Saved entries
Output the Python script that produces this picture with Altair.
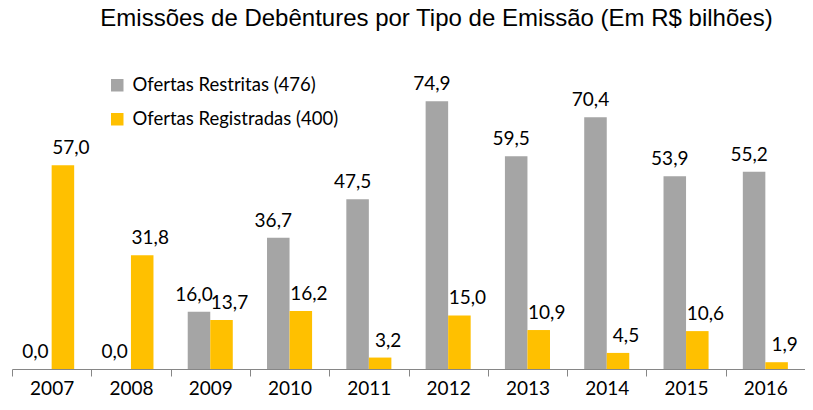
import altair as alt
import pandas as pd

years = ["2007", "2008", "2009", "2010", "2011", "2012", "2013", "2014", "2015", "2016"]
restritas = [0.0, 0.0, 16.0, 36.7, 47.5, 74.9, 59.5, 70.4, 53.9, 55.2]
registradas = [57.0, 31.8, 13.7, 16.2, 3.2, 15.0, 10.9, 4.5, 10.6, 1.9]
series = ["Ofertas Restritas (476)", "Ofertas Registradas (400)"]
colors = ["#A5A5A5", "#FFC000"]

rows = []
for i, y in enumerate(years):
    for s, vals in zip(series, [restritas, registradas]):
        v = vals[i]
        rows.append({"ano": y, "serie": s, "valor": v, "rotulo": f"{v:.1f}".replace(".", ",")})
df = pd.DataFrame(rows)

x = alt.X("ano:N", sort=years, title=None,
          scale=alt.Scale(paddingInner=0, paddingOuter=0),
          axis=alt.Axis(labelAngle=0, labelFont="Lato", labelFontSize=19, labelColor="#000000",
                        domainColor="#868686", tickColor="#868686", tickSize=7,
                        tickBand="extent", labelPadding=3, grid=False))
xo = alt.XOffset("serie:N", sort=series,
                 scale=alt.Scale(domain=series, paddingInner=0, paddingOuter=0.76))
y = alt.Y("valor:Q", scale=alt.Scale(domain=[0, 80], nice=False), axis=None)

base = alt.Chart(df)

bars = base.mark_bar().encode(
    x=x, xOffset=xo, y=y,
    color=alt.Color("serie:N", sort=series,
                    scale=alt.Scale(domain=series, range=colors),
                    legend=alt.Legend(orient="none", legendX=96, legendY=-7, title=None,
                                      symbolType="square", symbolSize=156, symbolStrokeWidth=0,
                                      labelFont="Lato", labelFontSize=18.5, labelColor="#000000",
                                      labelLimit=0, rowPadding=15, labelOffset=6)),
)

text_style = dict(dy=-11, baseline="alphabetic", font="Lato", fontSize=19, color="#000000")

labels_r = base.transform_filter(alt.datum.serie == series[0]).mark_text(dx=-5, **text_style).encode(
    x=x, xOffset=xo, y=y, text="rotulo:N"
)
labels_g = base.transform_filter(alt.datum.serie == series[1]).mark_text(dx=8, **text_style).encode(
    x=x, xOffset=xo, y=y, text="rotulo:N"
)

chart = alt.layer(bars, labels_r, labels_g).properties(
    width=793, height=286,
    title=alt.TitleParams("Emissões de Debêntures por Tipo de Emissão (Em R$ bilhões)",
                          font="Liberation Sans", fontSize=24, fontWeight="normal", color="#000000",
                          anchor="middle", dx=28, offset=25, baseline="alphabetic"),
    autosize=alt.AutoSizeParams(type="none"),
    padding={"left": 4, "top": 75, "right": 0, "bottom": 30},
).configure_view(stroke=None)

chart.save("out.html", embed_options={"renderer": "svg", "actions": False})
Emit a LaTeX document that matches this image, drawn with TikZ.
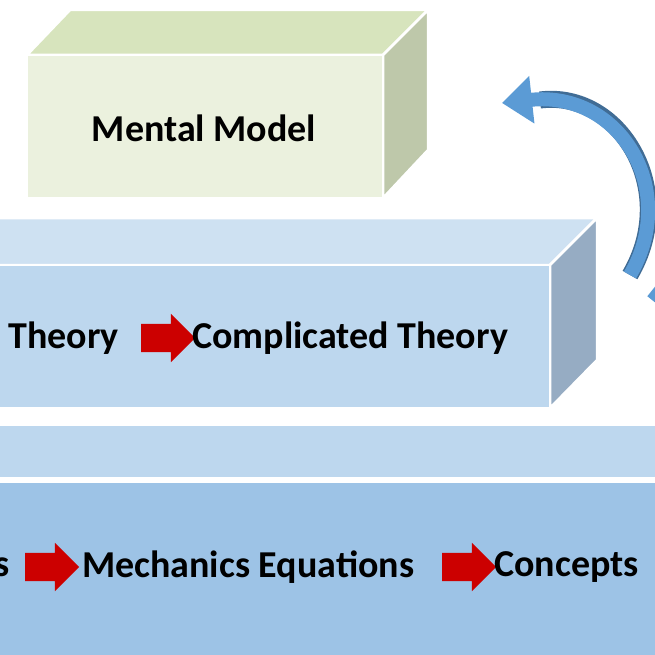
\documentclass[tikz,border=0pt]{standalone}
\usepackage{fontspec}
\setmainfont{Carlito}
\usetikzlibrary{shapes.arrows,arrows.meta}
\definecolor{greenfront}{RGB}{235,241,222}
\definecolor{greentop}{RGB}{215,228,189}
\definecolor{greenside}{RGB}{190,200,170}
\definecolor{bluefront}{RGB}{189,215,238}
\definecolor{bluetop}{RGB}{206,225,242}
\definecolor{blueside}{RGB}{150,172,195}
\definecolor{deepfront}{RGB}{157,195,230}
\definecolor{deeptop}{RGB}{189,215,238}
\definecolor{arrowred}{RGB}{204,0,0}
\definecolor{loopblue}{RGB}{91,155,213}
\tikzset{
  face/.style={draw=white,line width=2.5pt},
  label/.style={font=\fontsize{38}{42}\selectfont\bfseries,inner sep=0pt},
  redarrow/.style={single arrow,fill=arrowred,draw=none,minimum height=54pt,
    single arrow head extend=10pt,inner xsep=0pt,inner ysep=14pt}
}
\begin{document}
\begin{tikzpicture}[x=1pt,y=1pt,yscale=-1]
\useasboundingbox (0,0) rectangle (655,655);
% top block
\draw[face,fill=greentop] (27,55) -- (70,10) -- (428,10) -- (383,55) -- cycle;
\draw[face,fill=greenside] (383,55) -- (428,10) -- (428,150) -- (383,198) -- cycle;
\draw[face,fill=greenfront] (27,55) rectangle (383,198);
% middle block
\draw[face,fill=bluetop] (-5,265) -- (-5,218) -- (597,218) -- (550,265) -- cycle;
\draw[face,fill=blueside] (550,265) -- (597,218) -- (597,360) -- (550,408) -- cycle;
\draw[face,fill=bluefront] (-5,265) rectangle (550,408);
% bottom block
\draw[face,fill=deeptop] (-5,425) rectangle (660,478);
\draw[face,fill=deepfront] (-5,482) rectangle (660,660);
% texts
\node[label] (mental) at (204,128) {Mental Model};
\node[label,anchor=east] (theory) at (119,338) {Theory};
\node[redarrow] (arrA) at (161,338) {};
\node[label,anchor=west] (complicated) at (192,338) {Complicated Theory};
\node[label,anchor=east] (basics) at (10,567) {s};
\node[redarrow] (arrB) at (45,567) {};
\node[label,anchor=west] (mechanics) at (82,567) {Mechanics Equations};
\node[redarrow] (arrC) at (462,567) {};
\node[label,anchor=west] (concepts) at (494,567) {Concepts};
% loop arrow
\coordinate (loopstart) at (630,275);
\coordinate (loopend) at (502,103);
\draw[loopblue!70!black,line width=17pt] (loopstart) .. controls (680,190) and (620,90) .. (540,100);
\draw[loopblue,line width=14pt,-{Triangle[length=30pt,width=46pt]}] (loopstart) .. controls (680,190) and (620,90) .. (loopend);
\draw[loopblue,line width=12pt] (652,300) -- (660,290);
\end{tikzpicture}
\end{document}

• **EXERCISE DETAILS**: Without including any pictures, output all the entries above exactly.

• **TASK RESULT**:
Output the Python script that produces this picture with Altair.
import altair as alt
import pandas as pd

years = ["2007", "2008", "2009", "2010", "2011", "2012", "2013", "2014", "2015", "2016"]
restritas = [0.0, 0.0, 16.0, 36.7, 47.5, 74.9, 59.5, 70.4, 53.9, 55.2]
registradas = [57.0, 31.8, 13.7, 16.2, 3.2, 15.0, 10.9, 4.5, 10.6, 1.9]
series = ["Ofertas Restritas (476)", "Ofertas Registradas (400)"]
colors = ["#A5A5A5", "#FFC000"]

rows = []
for i, y in enumerate(years):
    for s, vals in zip(series, [restritas, registradas]):
        v = vals[i]
        rows.append({"ano": y, "serie": s, "valor": v, "rotulo": f"{v:.1f}".replace(".", ",")})
df = pd.DataFrame(rows)

x = alt.X("ano:N", sort=years, title=None,
          scale=alt.Scale(paddingInner=0, paddingOuter=0),
          axis=alt.Axis(labelAngle=0, labelFont="Lato", labelFontSize=19, labelColor="#000000",
                        domainColor="#868686", tickColor="#868686", tickSize=7,
                        tickBand="extent", labelPadding=3, grid=False))
xo = alt.XOffset("serie:N", sort=series,
                 scale=alt.Scale(domain=series, paddingInner=0, paddingOuter=0.76))
y = alt.Y("valor:Q", scale=alt.Scale(domain=[0, 80], nice=False), axis=None)

base = alt.Chart(df)

bars = base.mark_bar().encode(
    x=x, xOffset=xo, y=y,
    color=alt.Color("serie:N", sort=series,
                    scale=alt.Scale(domain=series, range=colors),
                    legend=alt.Legend(orient="none", legendX=96, legendY=-7, title=None,
                                      symbolType="square", symbolSize=156, symbolStrokeWidth=0,
                                      labelFont="Lato", labelFontSize=18.5, labelColor="#000000",
                                      labelLimit=0, rowPadding=15, labelOffset=6)),
)

text_style = dict(dy=-11, baseline="alphabetic", font="Lato", fontSize=19, color="#000000")

labels_r = base.transform_filter(alt.datum.serie == series[0]).mark_text(dx=-5, **text_style).encode(
    x=x, xOffset=xo, y=y, text="rotulo:N"
)
labels_g = base.transform_filter(alt.datum.serie == series[1]).mark_text(dx=8, **text_style).encode(
    x=x, xOffset=xo, y=y, text="rotulo:N"
)

chart = alt.layer(bars, labels_r, labels_g).properties(
    width=793, height=286,
    title=alt.TitleParams("Emissões de Debêntures por Tipo de Emissão (Em R$ bilhões)",
                          font="Liberation Sans", fontSize=24, fontWeight="normal", color="#000000",
                          anchor="middle", dx=28, offset=25, baseline="alphabetic"),
    autosize=alt.AutoSizeParams(type="none"),
    padding={"left": 4, "top": 75, "right": 0, "bottom": 30},
).configure_view(stroke=None)

chart.save("out.html", embed_options={"renderer": "svg", "actions": False})
Emit a LaTeX document that matches this image, drawn with TikZ.
\documentclass[tikz,border=0pt]{standalone}
\usepackage{fontspec}
\setmainfont{Carlito}
\usetikzlibrary{shapes.arrows,arrows.meta}
\definecolor{greenfront}{RGB}{235,241,222}
\definecolor{greentop}{RGB}{215,228,189}
\definecolor{greenside}{RGB}{190,200,170}
\definecolor{bluefront}{RGB}{189,215,238}
\definecolor{bluetop}{RGB}{206,225,242}
\definecolor{blueside}{RGB}{150,172,195}
\definecolor{deepfront}{RGB}{157,195,230}
\definecolor{deeptop}{RGB}{189,215,238}
\definecolor{arrowred}{RGB}{204,0,0}
\definecolor{loopblue}{RGB}{91,155,213}
\tikzset{
  face/.style={draw=white,line width=2.5pt},
  label/.style={font=\fontsize{38}{42}\selectfont\bfseries,inner sep=0pt},
  redarrow/.style={single arrow,fill=arrowred,draw=none,minimum height=54pt,
    single arrow head extend=10pt,inner xsep=0pt,inner ysep=14pt}
}
\begin{document}
\begin{tikzpicture}[x=1pt,y=1pt,yscale=-1]
\useasboundingbox (0,0) rectangle (655,655);
% top block
\draw[face,fill=greentop] (27,55) -- (70,10) -- (428,10) -- (383,55) -- cycle;
\draw[face,fill=greenside] (383,55) -- (428,10) -- (428,150) -- (383,198) -- cycle;
\draw[face,fill=greenfront] (27,55) rectangle (383,198);
% middle block
\draw[face,fill=bluetop] (-5,265) -- (-5,218) -- (597,218) -- (550,265) -- cycle;
\draw[face,fill=blueside] (550,265) -- (597,218) -- (597,360) -- (550,408) -- cycle;
\draw[face,fill=bluefront] (-5,265) rectangle (550,408);
% bottom block
\draw[face,fill=deeptop] (-5,425) rectangle (660,478);
\draw[face,fill=deepfront] (-5,482) rectangle (660,660);
% texts
\node[label] (mental) at (204,128) {Mental Model};
\node[label,anchor=east] (theory) at (119,338) {Theory};
\node[redarrow] (arrA) at (161,338) {};
\node[label,anchor=west] (complicated) at (192,338) {Complicated Theory};
\node[label,anchor=east] (basics) at (10,567) {s};
\node[redarrow] (arrB) at (45,567) {};
\node[label,anchor=west] (mechanics) at (82,567) {Mechanics Equations};
\node[redarrow] (arrC) at (462,567) {};
\node[label,anchor=west] (concepts) at (494,567) {Concepts};
% loop arrow
\coordinate (loopstart) at (630,275);
\coordinate (loopend) at (502,103);
\draw[loopblue!70!black,line width=17pt] (loopstart) .. controls (680,190) and (620,90) .. (540,100);
\draw[loopblue,line width=14pt,-{Triangle[length=30pt,width=46pt]}] (loopstart) .. controls (680,190) and (620,90) .. (loopend);
\draw[loopblue,line width=12pt] (652,300) -- (660,290);
\end{tikzpicture}
\end{document}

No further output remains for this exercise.